Conservative leader Kemi Badenoch has urged the BBC to address extremism and antisemitism within BBC Arabic, the Committee for Accuracy in Middle East Reporting and Analysis (CAMERA) reported Monday.
In a letter to the BBC Board, Badenoch expressed being "truly shocked" by findings that suggest the service has become "a regular platform for race-hate, extremism and the endorsement of terror." Her intervention follows the release of a report by CAMERA documenting years of extremism by the news service, which reaches approximately 38 million people across Arabic-speaking regions.
"A new report by CAMERA makes for shocking reading, even for those familiar with these problems. It reveals flagrant and appalling antisemitism and anti-Israel bias. A public service broadcaster appears to have become a regular platform for race-hate extremism and the endorsement of terror. This has been going on for years," Badenoch wrote in her letter.
The Conservative leader further stated, "BBC Arabic is intended to provide high-quality trusted news for the hundreds of millions of people who speak Arabic. It should uphold the highest standards of public service broadcasting. Instead, it seems the World service may be fomenting extremism and misleading audiences while funded by the taxpayer and licence fees. This is simply unacceptable and must stop."
BBC Arabic, which is the BBC World Service's largest and most heavily funded foreign-language service, has been documented by the media watchdog as providing a platform to terrorists, presenting apologists for terror as independent "experts," allowing extreme views to go unchallenged, and repeatedly echoing the language of Hamas, according to the report.

The CAMERA dossier catalogs multiple concerning incidents in the wake of the Oct. 7 attacks, including the BBC's refusal to dismiss five BBC Arabic staff who liked or shared social media posts celebrating the Hamas terror attack. One such post allegedly called Oct. 7 a "morning of hope." The report also claims that in the first five months of the Israel-Hamas war, BBC Arabic was forced to make 80 corrections – averaging one every 48 hours – including references to Hamas as "the resistance."

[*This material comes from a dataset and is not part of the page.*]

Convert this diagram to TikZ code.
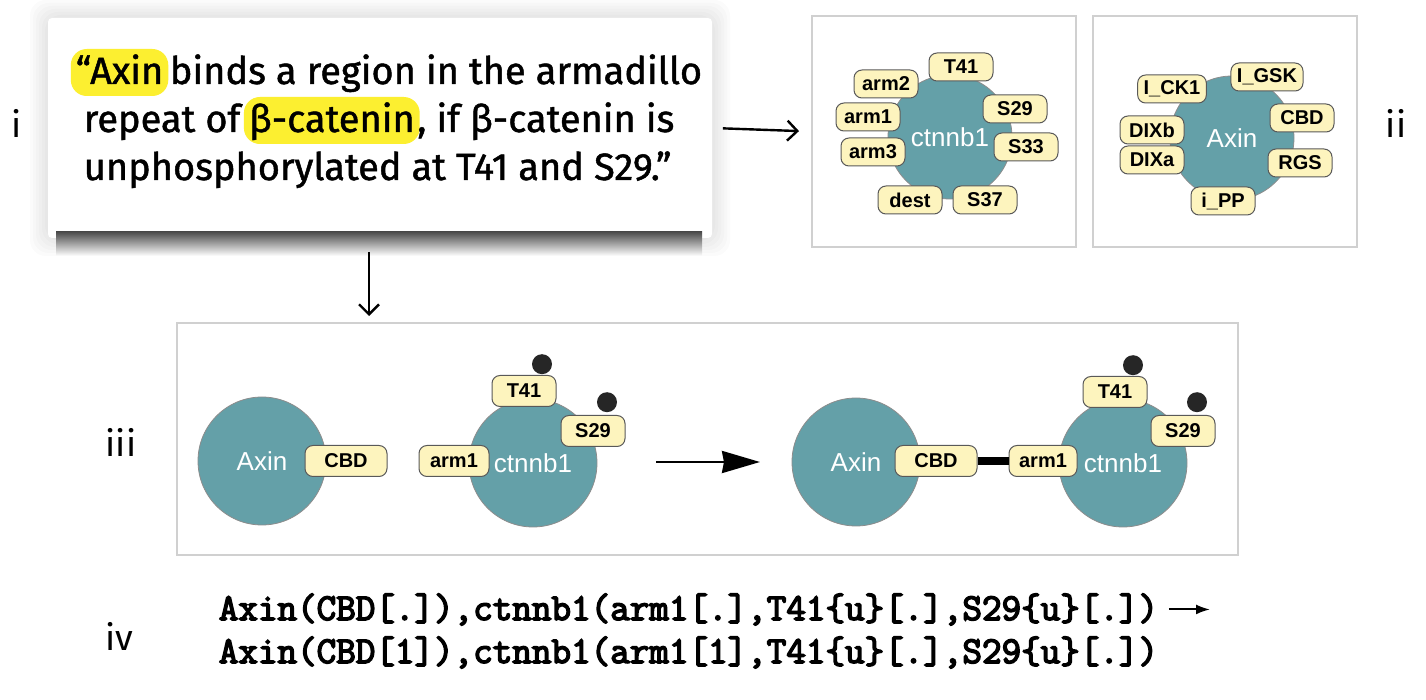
\documentclass[tikz,border=0pt]{standalone}
\usepackage{fontspec}
\setmainfont{Fira Sans}
\newfontfamily\quotefont{Fira Sans}[FakeBold=1.2]
\newfontfamily\sitefont{Liberation Sans}
\newfontfamily\rulefont{Latin Modern Mono}[FakeBold=4]
\usepackage{tikz, xcolor}
\usetikzlibrary{shapes,arrows.meta,positioning}

\definecolor{molteal}{RGB}{100,160,168}
\definecolor{sitecream}{RGB}{253,244,190}
\definecolor{hlyellow}{RGB}{252,239,48}
\definecolor{framegray}{RGB}{208,208,208}

\begin{document}
\begin{tikzpicture}[x=0.5pt, y=-0.5pt, thick]
\tikzstyle{quote}=[inner sep=0pt, anchor=base west, font=\quotefont\fontsize{19}{23}\selectfont]
\tikzstyle{hilite}=[quote, fill=hlyellow, rounded corners=8pt, inner xsep=2.5pt, inner ysep=3pt, text height=14.5pt, text depth=3pt]
\tikzstyle{card}=[rectangle, fill=white, rounded corners=2pt, minimum width=332pt, minimum height=110pt]
\tikzstyle{panel}=[rectangle, draw=framegray, line width=1pt, minimum width=132pt, minimum height=115.5pt]
\tikzstyle{mol}=[circle, fill=molteal, draw=black!45, line width=0.4pt, minimum size=62pt, inner sep=0pt, text=white, font=\sitefont\fontsize{13}{15}\selectfont]
\tikzstyle{site}=[rectangle, rounded corners=4pt, fill=sitecream, draw=black!65, line width=0.5pt, minimum width=32pt, minimum height=14pt, inner xsep=3pt, inner ysep=0pt, font=\sitefont\bfseries\fontsize{10}{12}\selectfont]
\tikzstyle{sitebig}=[site, minimum height=15.5pt]
\tikzstyle{phos}=[circle, fill=black!85, minimum size=10pt, inner sep=0pt]
\tikzstyle{tag}=[font=\fontsize{18}{21}\selectfont, inner sep=0pt, anchor=base]
\tikzstyle{bngl}=[font=\rulefont\fontsize{19}{22}\selectfont, inner sep=0pt, anchor=base west]
\tikzstyle{linkstyle}=[line width=1.2pt, -{Straight Barb[length=5pt,width=10pt]}]
\tikzstyle{rxstyle}=[line width=1.3pt, -{Stealth[length=19pt,width=11pt,inset=1pt]}]
\tikzstyle{bondstyle}=[line width=4pt]

\useasboundingbox (0,0) rectangle (1426,700);

\foreach \g in {3,6,...,18}
  \fill[black, opacity=0.015, rounded corners=8pt] (48-\g,18-\g) rectangle (712+\g,238+\g);
\node[card] (card) at (380,128) {};
\shade[top color=black!70, bottom color=white] (56,232) rectangle (702,256);

\node[hilite] (q1a) at (70,84) {“Axin};
\node[quote] (q1b) at (q1a.base east) {binds a region in the armadillo};
\node[quote] (q2a) at (83,132) {repeat of};
\node[hilite] (q2b) at ([xshift=1pt]q2a.base east) {β-catenin};
\node[quote] (q2c) at ([xshift=-2pt]q2b.base east) {, if β-catenin is};
\node[quote] (q3a) at (83,180) {unphosphorylated at T41 and S29.”};

\node[tag] (tagi) at (17,138) {i};
\node[tag] (tagii) at (1396,138) {ii};
\node[tag, anchor=base west] (tagiii) at (105,457) {iii};
\node[tag, anchor=base west] (tagiv) at (105,650) {iv};

\node[panel] (box0) at (944,131.5) {};
\node[panel] (box1) at (1225,131.5) {};
\node[panel, minimum width=530.5pt, minimum height=116pt] (box2) at (707.5,439) {};
\draw[linkstyle, shorten <=5pt, shorten >=6pt] (card.east) -- (box0.west);
\coordinate (dntop) at (369,252);
\draw[linkstyle, shorten >=3pt] (dntop) -- (dntop |- box2.north);

\node[mol] (ctn0) at (950,137) {ctnnb1};
\node[site] (ctn0xT41) at (961,67) {T41};
\node[site] (ctn0xarm2) at (886,84) {arm2};
\node[site] (ctn0xarm1) at (868,117) {arm1};
\node[site] (ctn0xarm3) at (873,152) {arm3};
\node[site] (ctn0xS29) at (1015,109) {S29};
\node[site] (ctn0xS33) at (1026,147) {S33};
\node[site] (ctn0xdest) at (910,200) {dest};
\node[site] (ctn0xS37) at (985,200) {S37};

\node[mol] (axn1) at (1232,138) {Axin};
\node[site] (axn1xCK1) at (1172,89) {I\_CK1};
\node[site] (axn1xGSK) at (1267,77) {I\_GSK};
\node[site] (axn1xCBD) at (1302,118) {CBD};
\node[site] (axn1xDIXb) at (1152,130) {DIXb};
\node[site] (axn1xDIXa) at (1152,160) {DIXa};
\node[site] (axn1xRGS) at (1300,163) {RGS};
\node[site] (axn1xPP) at (1223,201) {i\_PP};

\node[mol, minimum size=64pt] (axn2) at (262,461) {Axin};
\node[sitebig, minimum width=41pt] (axn2xCBD) at (346,461) {CBD};
\node[mol, minimum size=64pt] (ctn2) at (533,463) {ctnnb1};
\node[sitebig, minimum width=35pt] (ctn2xarm1) at (454,461) {arm1};
\node[sitebig] (ctn2xT41) at (524,391) {T41};
\node[sitebig] (ctn2xS29) at (593,431) {S29};
\node[phos, above=0pt of ctn2xT41.north, xshift=9pt] (ctn2xT41p) {};
\node[phos, above=1pt of ctn2xS29.north, xshift=7pt] (ctn2xS29p) {};

\coordinate (rxa) at (656,462);
\coordinate (rxb) at (760,462);
\draw[rxstyle] (rxa) -- (rxb);

\node[mol, minimum size=64pt] (axn3) at (856,462) {Axin};
\node[sitebig, minimum width=41pt] (axn3xCBD) at (936,461) {CBD};
\node[mol, minimum size=64pt] (ctn3) at (1123,463) {ctnnb1};
\node[sitebig, minimum width=34pt] (ctn3xarm1) at (1043,461) {arm1};
\node[sitebig] (ctn3xT41) at (1115,392) {T41};
\node[sitebig] (ctn3xS29) at (1183,431) {S29};
\node[phos, above=0pt of ctn3xT41.north, xshift=9pt] (ctn3xT41p) {};
\node[phos, above=1pt of ctn3xS29.north, xshift=7pt] (ctn3xS29p) {};
\draw[bondstyle] (axn3xCBD) -- (ctn3xarm1);

\node[bngl] (bngl1) at (218,620) {Axin(CBD[.]),ctnnb1(arm1[.],T41\{u\}[.],S29\{u\}[.])};
\node[bngl] (bngl2) at (218,663) {Axin(CBD[1]),ctnnb1(arm1[1],T41\{u\}[.],S29\{u\}[.])};
\coordinate (bnglend) at (1210,613);
\draw[line width=1pt, -{Latex[length=7pt,width=5pt]}, shorten <=5pt] (bngl1.east) -- (bnglend |- bngl1.east);
\end{tikzpicture}
\end{document}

According to the CAMERA report, the platform repeatedly invited Major General Wasaf Eriqat to appear as a "military expert," describing him as a former PLO general who referred to the October massacre as a "heroic military miracle." Another BBC Arabic regular was reportedly retired Egyptian army general Samir Ragheb, who called October 2023 a "month of victory" and once referred to Jews in derogatory terms.
The report further states that BBC Arabic failed to moderate or remove antisemitic comments on its YouTube channel and encouraged discussion about whether the killing of a 79-year-old Israeli woman was "terrorism or resistance."
Hadar Sela of CAMERA UK stated: "For years senior BBC executives have turned a blind eye to the poison being pumped out by BBC Arabic. This is a news channel which has given succour to terrorists and extremists, peddled Hamas propaganda and still employs journalists who celebrated the barbarity of October 7th even as the world reeled in shock and horror at the evil depravity of Hamas killers and rapists."
Sela continued, "Whilst it is clear anti-Israel sentiment is systemic across the BBC, nowhere has antisemitism been allowed to take greater hold or cause more harm than BBC Arabic. Its journalists have helped fuel anti-Jewish hate not just across the UK but across the world and this rot must be ripped out at its roots."
The CAMERA report emerges amid political controversy over a BBC documentary titled "Gaza: How to Survive a Warzone," which was narrated by the son of a Hamas government Minister. The BBC subsequently removed the program from its streaming service and launched an inquiry after admitting "serious flaws" had been uncovered in the making of the documentary.
The BBC has not yet issued a comprehensive response to the CAMERA report allegations or to Badenoch's letter as of this reporting.